Background
The ElectroStatic Mirror Imager (ESMI) IR seeks to design, fabricate, and validate the performance of a low-dispersion electrostatic mirror, enabling new high-mass-resolution ion and energetic neutral atom measurements. The degree of electron dispersion is a critical factor in the performance of an electrostatic mirror, as the dispersion directly impacts accuracy in timing and determination of the initial particle trajectory. As such, lowering the dispersion of the electrostatic mirror assembly can greatly increase the capabilities of SwRI-built instrumentation and so enable the necessary measurements for addressing current open questions in Heliophysics. Performance validation involves characterizing temporal and angular dispersion through an assembled ESMI using a radioactive source in a relevant environment. Successful completion of this IR will enable higher performance electrostatic mirror-based instruments to be proposed in future NASA Announcements of Opportunities.
Approach
The project conducted a parametric study of various grid characteristics (2D spacing, wire thickness, potential use of a variety of wire thickness/spacing across grid domain) and bias voltages to fully understand the impacts of different grid realizations on the electro-optics of an electrostatic mirror assembly.

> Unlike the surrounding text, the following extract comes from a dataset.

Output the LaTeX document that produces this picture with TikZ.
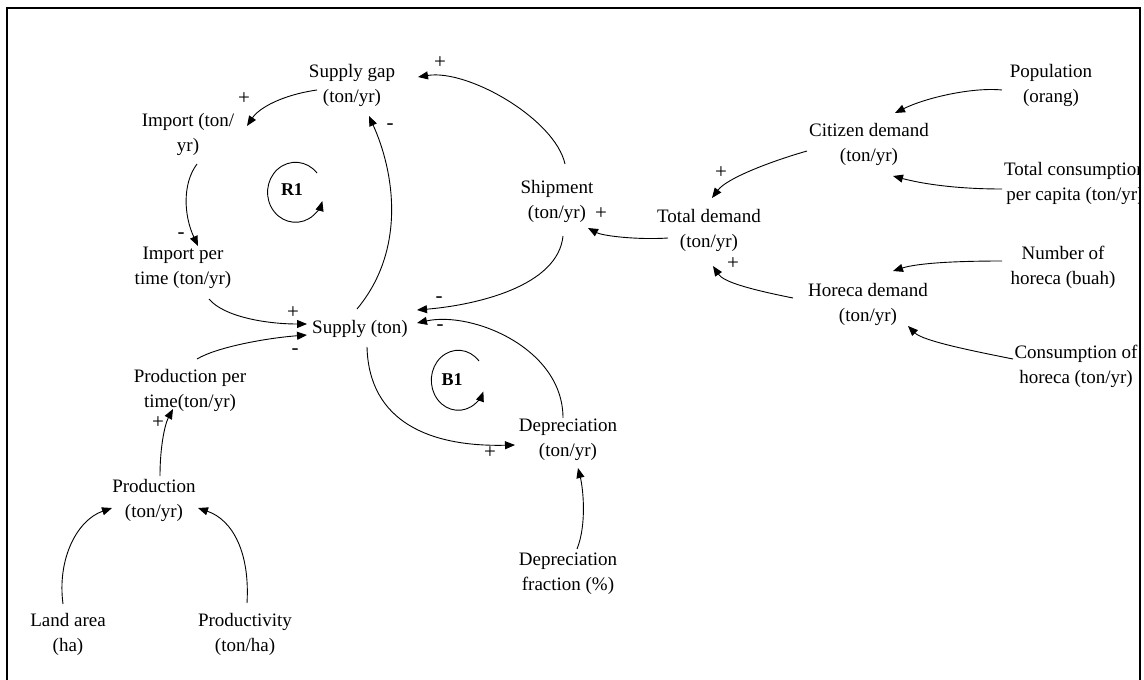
\documentclass[tikz,border=0pt]{standalone}
\usepackage{fontspec}
\setmainfont{Liberation Serif}
\usetikzlibrary{arrows.meta}

\begin{document}
\begin{tikzpicture}[
  x=1pt, y=-1pt,
  font=\fontsize{19}{25}\selectfont,
  var/.style={align=center, inner sep=0pt, yshift=-1pt},
  link/.style={-{Triangle[length=10pt,width=8pt]}, line width=0.9pt},
  sign/.style={inner sep=0pt, font=\fontsize{21}{21}\selectfont},
  loopname/.style={inner sep=0pt, font=\fontsize{18}{20}\selectfont\bfseries}
]
\useasboundingbox (0,0) rectangle (1144,680);
\draw[line width=2pt] (7,690) -- (7,8) -- (1140,8) -- (1140,690);

% supply side
\node[var] (gap) at (352,84) {Supply gap\\(ton/yr)};
\node[var] (imp) at (188,133) {Import (ton/\\yr)};
\node[var] (ipt) at (183,267) {Import per\\time (ton/yr)};
\node[var] (sup) at (360,328) {Supply (ton)};
\node[var] (ppt) at (190,389) {Production per\\time(ton/yr)};
\node[var] (prod) at (154,499) {Production\\(ton/yr)};
\node[var] (land) at (68,633) {Land area\\(ha)};
\node[var] (prodv) at (245,633) {Productivity\\(ton/ha)};
\node[var] (ship) at (557,200) {Shipment\\(ton/yr)};
\node[var] (dep) at (568,439) {Depreciation\\(ton/yr)};
\node[var] (depf) at (568,573) {Depreciation\\fraction (\%)};

% demand side
\node[var] (tdem) at (709,229) {Total demand\\(ton/yr)};
\node[var] (cdem) at (869,143) {Citizen demand\\(ton/yr)};
\node[var] (hdem) at (868,303) {Horeca demand\\(ton/yr)};
\node[var] (pop) at (1051,84) {Population\\(orang)};
\begin{scope}
  \clip (0,0) rectangle (1139,680);
  \node[var] (tcons) at (1075,182) {Total consumption\\per capita (ton/yr)};
\end{scope}
\node[var] (nhor) at (1063,266) {Number of\\horeca (buah)};
\node[var] (chor) at (1076,365) {Consumption of\\horeca (ton/yr)};

% loops
\node[loopname] (r1) at (292,190) {R1};
\node[loopname] (b1) at (452,380) {B1};
\draw[link] ([shift={(25,-17)}]r1.center)
  arc[start angle=-40, end angle=-343, x radius=28, y radius=30];
\draw[link] ([shift={(27,-19)}]b1.center)
  arc[start angle=-40, end angle=-338, x radius=27, y radius=30];

% links
\draw[link] ([shift={(-35,5)}]gap.center) .. controls +(-35,5) and +(12,-18) .. ([shift={(59,-8)}]imp.center);
\draw[link] ([shift={(9,30)}]imp.center) .. controls +(-15,20) and +(-14,-30) .. ([shift={(15,-22)}]ipt.center);
\draw[link] ([shift={(26,31)}]ipt.center) .. controls +(15,18) and +(-40,0) .. ([shift={(-53,-5)}]sup.center);
\draw[link] ([shift={(7,-31)}]ppt.center) .. controls +(20,-12) and +(-40,3) .. ([shift={(-53,6)}]sup.center);
\draw[link] ([shift={(-3,-20)}]sup.center) .. controls +(50,-60) and +(25,55) .. ([shift={(17,31)}]gap.center);
\draw[link] ([shift={(8,-37)}]ship.center) .. controls +(-10,-45) and +(50,-8) .. ([shift={(66,-8)}]gap.center);
\draw[link] ([shift={(6,35)}]ship.center) .. controls +(-5,50) and +(60,-5) .. ([shift={(57,-19)}]sup.center);
\draw[link] ([shift={(-5,-22)}]dep.center) .. controls +(0,-70) and +(55,-12) .. ([shift={(57,-6)}]sup.center);
\draw[link] ([shift={(7,18)}]sup.center) .. controls +(2,75) and +(-85,2) .. ([shift={(-53,5)}]dep.center);
\draw[link] ([shift={(9,-25)}]depf.center) .. controls +(10,-25) and +(5,20) .. ([shift={(10,28)}]dep.center);
\draw[link] ([shift={(-41,8)}]tdem.center) .. controls +(-30,2) and +(15,8) .. ([shift={(31,27)}]ship.center);
\draw[link] ([shift={(-62,7)}]cdem.center) .. controls +(-35,10) and +(15,-20) .. ([shift={(3,-32)}]tdem.center);
\draw[link] ([shift={(-75,-6)}]hdem.center) .. controls +(-50,-10) and +(10,15) .. ([shift={(4,36)}]tdem.center);
\draw[link] ([shift={(-49,5)}]pop.center) .. controls +(-30,-3) and +(30,-15) .. ([shift={(26,-31)}]cdem.center);
\draw[link] ([shift={(-73,6)}]tcons.center) .. controls +(-45,0) and +(30,8) .. ([shift={(24,32)}]cdem.center);
\draw[link] ([shift={(-61,-6)}]nhor.center) .. controls +(-45,0) and +(25,-8) .. ([shift={(25,-33)}]hdem.center);
\draw[link] ([shift={(-63,-7)}]chor.center) .. controls +(-40,-8) and +(15,15) .. ([shift={(40,22)}]hdem.center);
\draw[link] ([shift={(6,-24)}]prod.center) .. controls +(0,-30) and +(-8,15) .. ([shift={(-17,19)}]ppt.center);
\draw[link] ([shift={(-5,-30)}]land.center) .. controls +(-6,-45) and +(-35,12) .. ([shift={(-42,8)}]prod.center);
\draw[link] ([shift={(2,-31)}]prodv.center) .. controls +(3,-50) and +(35,12) .. ([shift={(44,8)}]prod.center);

% polarities
\node[sign] (s1) at (244,99) {+};
\node[sign] (s2) at (181,236) {-};
\node[sign] (s3) at (293,313) {+};
\node[sign] (s4) at (295,352) {-};
\node[sign] (s5) at (390,127) {-};
\node[sign] (s6) at (440,63) {+};
\node[sign] (s7) at (439,300) {-};
\node[sign] (s8) at (440,328) {-};
\node[sign] (s9) at (490,453) {+};
\node[sign] (s10) at (601,214) {+};
\node[sign] (s11) at (721,173) {+};
\node[sign] (s12) at (733,264) {+};
\node[sign] (s13) at (158,423) {+};
\end{tikzpicture}
\end{document}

This parametric evaluation then informed the selection of grids and voltages for prototype fabrication and set requirements on mechanical design tolerances. Upcoming analysis of lab calibration results will further inform understanding of dispersion within an optimized electrostatic mirror, enabling future, externally funded instrument proposals.
Accomplishments
Analysis of the various design trades have been completed, and the full instrument mechanical design has been finalized. The project has initiated parts fabrication and procurements to enable prototype assembly and performance validation to begin later this year.